Cooper was puzzled. "So, Joe, tomorrow, are we likely to actually see any game-changers?"
"God, who knows?" Klein replied.
It fell to the "Today" show's Vieira, again, to ask the candidate. "Will it still be a game-changer to you?" she asked.
"I want it to be a game-changer for the people of North Carolina, Indiana and America," Clinton answered.
It was, perhaps, too much to hope that the game would change. Polls had accurately forecast the Clinton win in Indiana and the Obama victory in North Carolina.
The only thing becoming clear is that the contest had gone on too long. So say 58 percent of Republicans, 56 percent of independents, and fully 67 percent of Democrats, according to a Fox News poll.
That would explain the lack of energy in the Reynolds Coliseum here as the early results came in. The Obama campaign didn't even try to bring out a big crowd; it used just a third of the coliseum here -- the part under the retired jerseys of N.C. State players.
On a balcony outside the coliseum, Obama's chief strategist, David Axelrod, briefed reporters. "She thought this was going to be a game-changer," he said, his hand tucked in his jacket pocket. "We think this was a big victory here in North Carolina."

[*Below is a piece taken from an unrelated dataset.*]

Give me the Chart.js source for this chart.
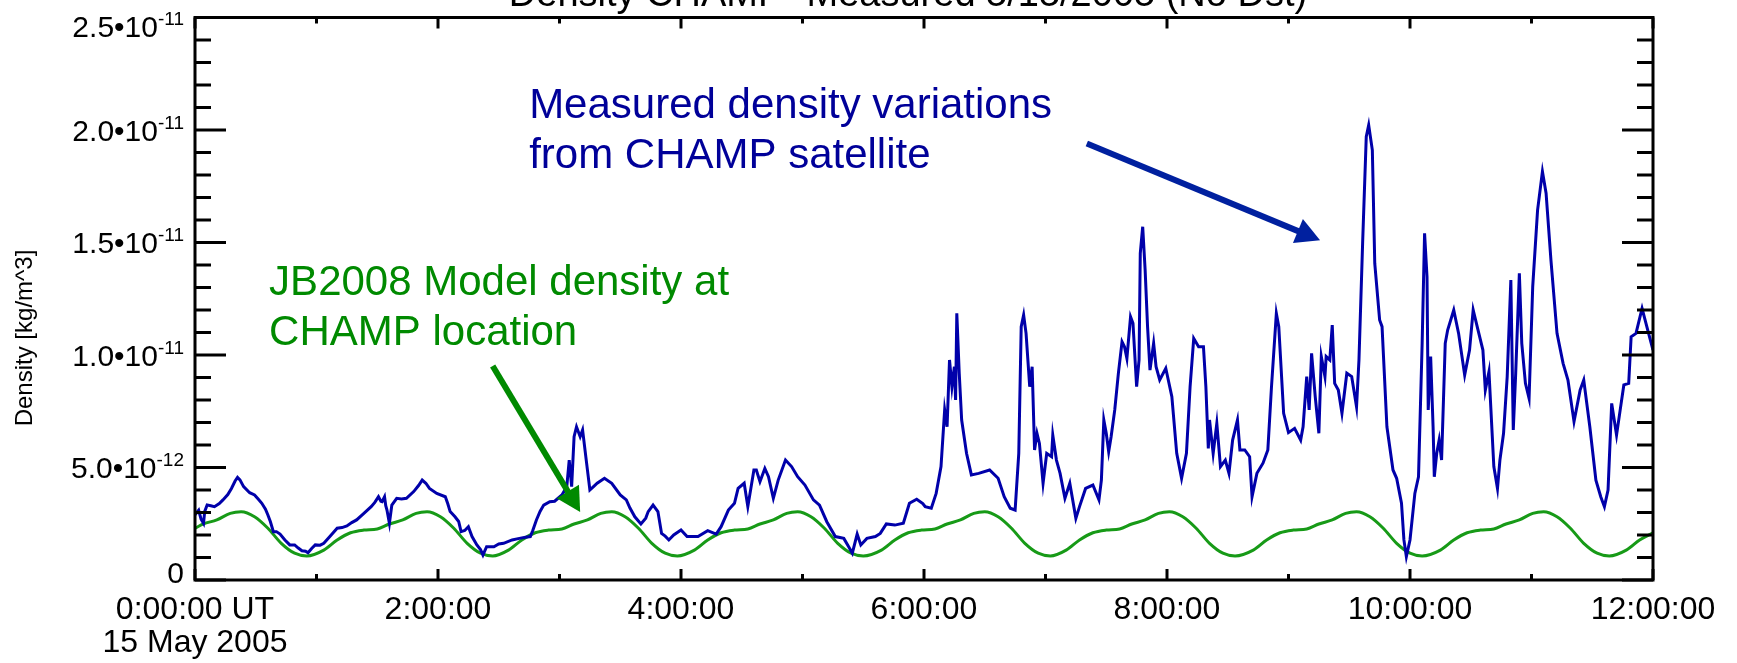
<!DOCTYPE html>
<html><head><meta charset="utf-8">
<script src="https://cdn.jsdelivr.net/npm/chart.js@4/dist/chart.umd.min.js"></script>
<style>html,body{margin:0;padding:0;background:#fff;overflow:hidden}</style>
</head><body>
<canvas id="c" width="1737" height="663"></canvas>
<script>
// Hours since 0:00 UT, 15 May 2005; densities in units of 1e-12 kg/m^3
const measuredHours = [0.00,0.03,0.05,0.07,0.08,0.10,0.13,0.16,0.20,0.23,0.27,0.30,0.33,0.35,0.37,0.40,0.45,0.49,0.52,0.55,0.58,0.60,0.62,0.645,0.67,0.70,0.74,0.78,0.82,0.85,0.88,0.91,0.93,0.96,0.99,1.03,1.06,1.11,1.17,1.21,1.25,1.29,1.33,1.39,1.45,1.48,1.51,1.53,1.54,1.56,1.57,1.58,1.60,1.62,1.66,1.70,1.74,1.80,1.84,1.87,1.90,1.93,1.99,2.06,2.08,2.10,2.14,2.17,2.19,2.22,2.25,2.28,2.32,2.35,2.37,2.40,2.46,2.50,2.54,2.61,2.67,2.72,2.76,2.78,2.81,2.84,2.87,2.92,2.96,3.02,3.06,3.08,3.10,3.12,3.14,3.17,3.19,3.22,3.25,3.28,3.31,3.37,3.43,3.50,3.55,3.58,3.62,3.67,3.71,3.73,3.77,3.81,3.84,3.87,3.90,3.94,4.00,4.05,4.14,4.22,4.29,4.33,4.39,4.44,4.47,4.52,4.55,4.60,4.62,4.65,4.69,4.72,4.76,4.80,4.86,4.91,4.96,5.02,5.09,5.14,5.20,5.27,5.34,5.38,5.41,5.45,5.48,5.53,5.60,5.64,5.69,5.76,5.83,5.88,5.94,5.99,6.01,6.06,6.10,6.14,6.17,6.19,6.21,6.23,6.25,6.26,6.27,6.29,6.31,6.35,6.39,6.45,6.54,6.61,6.66,6.71,6.75,6.78,6.80,6.82,6.84,6.87,6.89,6.91,6.93,6.95,6.98,7.01,7.05,7.06,7.09,7.12,7.16,7.20,7.25,7.28,7.33,7.39,7.44,7.46,7.48,7.50,7.52,7.54,7.57,7.60,7.63,7.65,7.67,7.70,7.72,7.75,7.77,7.78,7.80,7.82,7.84,7.86,7.89,7.91,7.94,7.99,8.04,8.08,8.12,8.16,8.19,8.22,8.26,8.30,8.32,8.34,8.35,8.38,8.41,8.44,8.48,8.51,8.54,8.58,8.60,8.64,8.68,8.70,8.74,8.79,8.83,8.86,8.90,8.92,8.96,9.00,9.05,9.10,9.12,9.15,9.17,9.19,9.22,9.25,9.27,9.30,9.31,9.34,9.36,9.38,9.41,9.44,9.48,9.52,9.56,9.58,9.61,9.64,9.66,9.69,9.71,9.75,9.77,9.81,9.86,9.89,9.93,9.95,9.97,10.00,10.04,10.07,10.10,10.12,10.14,10.15,10.17,10.19,10.20,10.22,10.24,10.26,10.29,10.31,10.36,10.40,10.45,10.49,10.52,10.56,10.60,10.62,10.65,10.69,10.72,10.74,10.77,10.80,10.83,10.85,10.87,10.90,10.92,10.95,10.98,11.01,11.05,11.09,11.12,11.16,11.21,11.26,11.30,11.35,11.40,11.43,11.48,11.53,11.57,11.60,11.63,11.66,11.70,11.73,11.76,11.80,11.82,11.86,11.91,11.96,12.00];
const measuredDensity = [2.90,3.10,2.70,2.52,3.05,3.33,3.30,3.26,3.40,3.56,3.80,4.07,4.40,4.56,4.45,4.15,3.88,3.78,3.60,3.41,3.15,2.89,2.60,2.15,2.15,2.04,1.78,1.56,1.56,1.42,1.30,1.28,1.21,1.40,1.56,1.55,1.63,1.93,2.30,2.33,2.40,2.55,2.67,2.96,3.26,3.45,3.70,3.50,3.48,3.70,3.30,3.11,2.52,3.33,3.63,3.60,3.63,3.93,4.20,4.44,4.30,4.07,3.85,3.70,3.40,3.04,2.81,2.60,2.15,2.20,2.37,1.93,1.56,1.35,1.11,1.48,1.48,1.60,1.63,1.78,1.85,1.90,1.93,2.20,2.67,3.05,3.33,3.48,3.50,3.78,4.15,5.33,4.15,6.37,6.81,6.37,6.67,5.33,4.00,4.15,4.30,4.52,4.30,3.78,3.56,3.20,2.81,2.49,2.75,3.04,3.33,3.04,2.07,1.95,1.78,2.00,2.22,1.93,1.93,2.19,2.04,2.37,3.11,3.41,4.07,4.30,3.26,4.89,4.89,4.37,4.96,4.59,3.63,4.44,5.33,5.04,4.59,4.22,3.56,3.33,2.59,1.93,1.85,1.48,1.19,2.04,1.56,1.85,1.93,2.07,2.49,2.44,2.52,3.41,3.59,3.40,3.26,3.19,3.85,5.04,7.56,6.81,9.78,8.59,9.48,8.00,11.85,9.19,7.11,5.63,4.67,4.74,4.89,4.52,3.70,3.19,3.11,5.63,11.26,11.78,10.96,8.59,9.48,5.78,6.52,6.07,4.30,5.63,5.48,6.44,5.33,4.74,3.63,4.30,2.74,3.26,4.07,4.22,3.56,4.44,7.11,6.52,5.70,6.37,7.56,9.19,10.59,10.37,9.85,11.70,11.41,8.59,9.78,14.52,15.70,13.78,11.26,9.33,10.52,9.48,8.89,9.41,8.15,5.63,4.52,5.63,8.59,10.74,10.37,10.37,8.59,5.85,7.11,5.63,6.96,5.04,5.33,4.74,6.22,7.11,5.78,5.78,5.48,3.70,4.74,5.19,5.78,8.59,11.85,11.26,7.41,6.55,6.74,6.22,6.81,9.04,7.56,10.07,8.15,6.52,9.93,9.04,9.93,9.78,11.33,8.74,8.44,7.41,9.19,9.04,7.70,9.78,14.96,19.70,20.22,19.11,14.07,11.56,11.26,6.81,4.89,4.52,3.41,1.78,1.04,1.78,3.85,4.59,10.52,15.41,13.48,7.56,9.93,6.81,4.59,5.63,6.22,5.33,10.52,11.11,12.00,10.96,9.11,10.22,12.00,11.11,10.22,8.44,9.26,5.04,4.07,5.33,6.52,9.04,13.33,6.67,9.19,13.63,10.52,8.74,8.07,13.04,16.44,18.15,17.19,14.22,10.96,9.63,8.89,7.04,8.44,8.89,6.81,4.44,3.70,3.26,4.00,7.85,6.44,7.56,8.67,8.74,10.81,10.96,12.07,11.04,10.22];
const modelHours = [0.00,0.07,0.18,0.29,0.38,0.49,0.60,0.71,0.82,0.92,1.06,1.17,1.28,1.39,1.50,1.60,1.71,1.82,1.91,2.02,2.13,2.24,2.35,2.45,2.58,2.69,2.80,2.91,3.02,3.12,3.23,3.34,3.43,3.54,3.65,3.76,3.87,3.97,4.11,4.22,4.33,4.44,4.55,4.65,4.76,4.87,4.96,5.07,5.18,5.29,5.40,5.50,5.65,5.76,5.87,5.98,6.09,6.19,6.30,6.41,6.50,6.61,6.72,6.83,6.94,7.04,7.17,7.28,7.39,7.50,7.61,7.71,7.82,7.93,8.02,8.13,8.24,8.35,8.46,8.56,8.71,8.82,8.93,9.04,9.15,9.25,9.36,9.47,9.56,9.67,9.78,9.89,10.00,10.10,10.25,10.36,10.47,10.58,10.69,10.79,10.90,11.01,11.10,11.21,11.32,11.43,11.54,11.64,11.78,11.89,12.00];
const modelDensity = [2.30,2.49,2.67,2.96,3.03,2.81,2.30,1.63,1.19,1.07,1.33,1.78,2.10,2.22,2.27,2.49,2.67,2.96,3.03,2.81,2.30,1.63,1.19,1.07,1.33,1.78,2.10,2.22,2.27,2.49,2.67,2.96,3.03,2.81,2.30,1.63,1.19,1.07,1.33,1.78,2.10,2.22,2.27,2.49,2.67,2.96,3.03,2.81,2.30,1.63,1.19,1.07,1.33,1.78,2.10,2.22,2.27,2.49,2.67,2.96,3.03,2.81,2.30,1.63,1.19,1.07,1.33,1.78,2.10,2.22,2.27,2.49,2.67,2.96,3.03,2.81,2.30,1.63,1.19,1.07,1.33,1.78,2.10,2.22,2.27,2.49,2.67,2.96,3.03,2.81,2.30,1.63,1.19,1.07,1.33,1.78,2.10,2.22,2.27,2.49,2.67,2.96,3.03,2.81,2.30,1.63,1.19,1.07,1.33,1.78,2.10];
const xTickValues = [0,2,4,6,8,10,12];
const xTickLabels = [["0:00:00 UT","15 May 2005"],"2:00:00","4:00:00","6:00:00","8:00:00","10:00:00","12:00:00"];
const xMinorTicks = [0,1,2,3,4,5,6,7,8,9,10,11,12];
const yTickValues = [0,5,10,15,20,25];
const yTickMantissas = ["0","5.0•10","1.0•10","1.5•10","2.0•10","2.5•10"];
const yTickExponents = ["","-12","-11","-11","-11","-11"];
const yMinorTicks = [0,1,2,3,4,5,6,7,8,9,10,11,12,13,14,15,16,17,18,19,20,21,22,23,24,25];
const titleText = "Density CHAMP- Measured 5/15/2005 (No Dst)";
const yAxisTitle = "Density [kg/m^3]";
const measuredNote = ["Measured density variations","from CHAMP satellite"];
const modelNote = ["JB2008 Model density at","CHAMP location"];

// annotation anchors (in data units: hours, 1e-12 kg/m^3)
const notes = {
  measured: {x: 2.75, y: [20.53, 18.31], color: '#000099'},
  model: {x: 0.61, y: [12.67, 10.45], color: '#008a00'},
  measuredArrow: {from: [7.34, 19.4], to: [9.26, 15.1], color: '#00209f'},
  modelArrow: {from: [2.45, 9.51], to: [3.17, 3.02], color: '#008a00'}
};

const FONT = '"Liberation Sans", Arial, Helvetica, sans-serif';

function arrow(ctx, x1, y1, x2, y2, color) {
  const dx = x2 - x1, dy = y2 - y1, L = Math.hypot(dx, dy);
  const ux = dx / L, uy = dy / L, px = -uy, py = ux;
  const hl = 24, hw = 13;
  ctx.strokeStyle = color; ctx.fillStyle = color;
  ctx.lineWidth = 6; ctx.lineCap = 'butt';
  ctx.beginPath(); ctx.moveTo(x1, y1); ctx.lineTo(x2 - ux * hl * 0.8, y2 - uy * hl * 0.8); ctx.stroke();
  ctx.beginPath();
  ctx.moveTo(x2, y2);
  ctx.lineTo(x2 - ux * hl + px * hw, y2 - uy * hl + py * hw);
  ctx.lineTo(x2 - ux * hl - px * hw, y2 - uy * hl - py * hw);
  ctx.closePath(); ctx.fill();
}

const decor = {
  id: 'decor',
  afterDatasetsDraw(chart) {
    const {ctx, chartArea: a, scales: {x, y}} = chart;
    ctx.save();
    ctx.strokeStyle = '#000'; ctx.lineWidth = 3;
    const seg = (x1, y1, x2, y2) => { ctx.beginPath(); ctx.moveTo(x1, y1); ctx.lineTo(x2, y2); ctx.stroke(); };
    xMinorTicks.forEach(h => {
      const p = x.getPixelForValue(h);
      const len = xTickValues.includes(h) ? 11 : 6;
      seg(p, a.bottom, p, a.bottom - len);
      seg(p, a.top, p, a.top + len);
    });
    yMinorTicks.forEach(v => {
      const p = y.getPixelForValue(v);
      const len = yTickValues.includes(v) ? 31 : 16;
      seg(a.left, p, a.left + len, p);
      seg(a.right, p, a.right - len, p);
    });
    ctx.strokeRect(a.left, a.top, a.right - a.left, a.bottom - a.top);

    // y tick labels with superscript exponents
    ctx.fillStyle = '#000';
    ctx.textBaseline = 'alphabetic'; ctx.textAlign = 'left';
    const right = a.left - 11;
    yTickValues.forEach((v, i) => {
      let cy = y.getPixelForValue(v);
      cy = Math.min(Math.max(cy, a.top + 9), a.bottom - 8);
      const base = cy + 10.5;
      ctx.font = '30px ' + FONT;
      const mw = ctx.measureText(yTickMantissas[i]).width;
      ctx.font = '19px ' + FONT;
      const ew = yTickExponents[i] ? ctx.measureText(yTickExponents[i]).width : 0;
      const x0 = right - mw - ew;
      ctx.font = '30px ' + FONT;
      ctx.fillText(yTickMantissas[i], x0, base);
      if (ew) { ctx.font = '19px ' + FONT; ctx.fillText(yTickExponents[i], x0 + mw, base - 12); }
    });

    // title (cut at the top edge as in the original)
    ctx.font = '38px ' + FONT;
    ctx.textAlign = 'center';
    ctx.fillText(titleText, 908, 6);

    // y axis title
    ctx.save();
    ctx.translate(25, 338);
    ctx.rotate(-Math.PI / 2);
    ctx.font = '24px ' + FONT;
    ctx.textBaseline = 'middle';
    ctx.fillText(yAxisTitle, 0, 0);
    ctx.restore();

    // annotation texts
    ctx.font = '42px ' + FONT;
    ctx.textAlign = 'left'; ctx.textBaseline = 'alphabetic';
    [[measuredNote, notes.measured], [modelNote, notes.model]].forEach(([lines, n]) => {
      ctx.fillStyle = n.color;
      lines.forEach((t, i) => ctx.fillText(t, x.getPixelForValue(n.x), y.getPixelForValue(n.y[i])));
    });
    [notes.measuredArrow, notes.modelArrow].forEach(ar => {
      arrow(ctx, x.getPixelForValue(ar.from[0]), y.getPixelForValue(ar.from[1]),
        x.getPixelForValue(ar.to[0]), y.getPixelForValue(ar.to[1]), ar.color);
    });
    ctx.restore();
  }
};

new Chart(document.getElementById('c'), {
  type: 'line',
  data: {
    datasets: [
      {
        label: 'Measured (CHAMP)',
        data: measuredHours.map((h, i) => ({x: h, y: measuredDensity[i]})),
        borderColor: '#0000aa', borderWidth: 3, pointRadius: 0, tension: 0, fill: false
      },
      {
        label: 'JB2008 model',
        data: modelHours.map((h, i) => ({x: h, y: modelDensity[i]})),
        borderColor: '#179a17', borderWidth: 3, pointRadius: 0, cubicInterpolationMode: 'monotone', fill: false
      }
    ]
  },
  options: {
    responsive: false, animation: false, devicePixelRatio: 1,
    layout: {padding: {top: 17.5, right: 84, left: 0, bottom: 0}},
    plugins: {legend: {display: false}, tooltip: {enabled: false}, title: {display: false}},
    scales: {
      x: {
        type: 'linear', min: 0, max: 12,
        grid: {display: false, drawTicks: false},
        border: {display: false},
        afterBuildTicks: s => { s.ticks = xTickValues.map(v => ({value: v})); },
        afterFit: s => { s.height = 83; },
        ticks: {
          autoSkip: false, maxRotation: 0, padding: 14, color: '#000',
          font: {family: FONT, size: 32, lineHeight: 1.03},
          callback: v => xTickLabels[xTickValues.indexOf(v)]
        }
      },
      y: {
        type: 'linear', min: 0, max: 25,
        grid: {display: false, drawTicks: false},
        border: {display: false},
        afterBuildTicks: s => { s.ticks = yTickValues.map(v => ({value: v})); },
        afterFit: s => { s.width = 195; },
        ticks: {display: false}
      }
    }
  },
  plugins: [decor]
});
</script>
</body></html>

Reporters pointed out some problems: Obama had lost the white vote in North Carolina, and he was trailing in Indiana, which he had labeled a "tiebreaker."
"The important thing, folks, is this was not a game-changer in any way, shape or form," Axelrod repeated. But he didn't say a thing about closing the deal.
Inside the coliseum, the crowd of about 2,000 was waiting for Obama, listening to a John Mayer tune, "Waiting on the World to Change." And, without a Clinton or Obama sweep on Tuesday, the wait will go on a bit longer. During the delay, the likely Democratic nominee has piled up liabilities for the general election: shrinking support from white voters, outbursts by his former pastor, and unhelpful remarks about the "bitter" voters who turn to God and guns. Instead of focusing on Republican John McCain, the Democrats are squabbling about the gas tax and the significance of Obama's seven-vote victory in the Guam primary.
Gas, God, guns and Guam? The Democrats really need a game-changer. Or a deal-closer.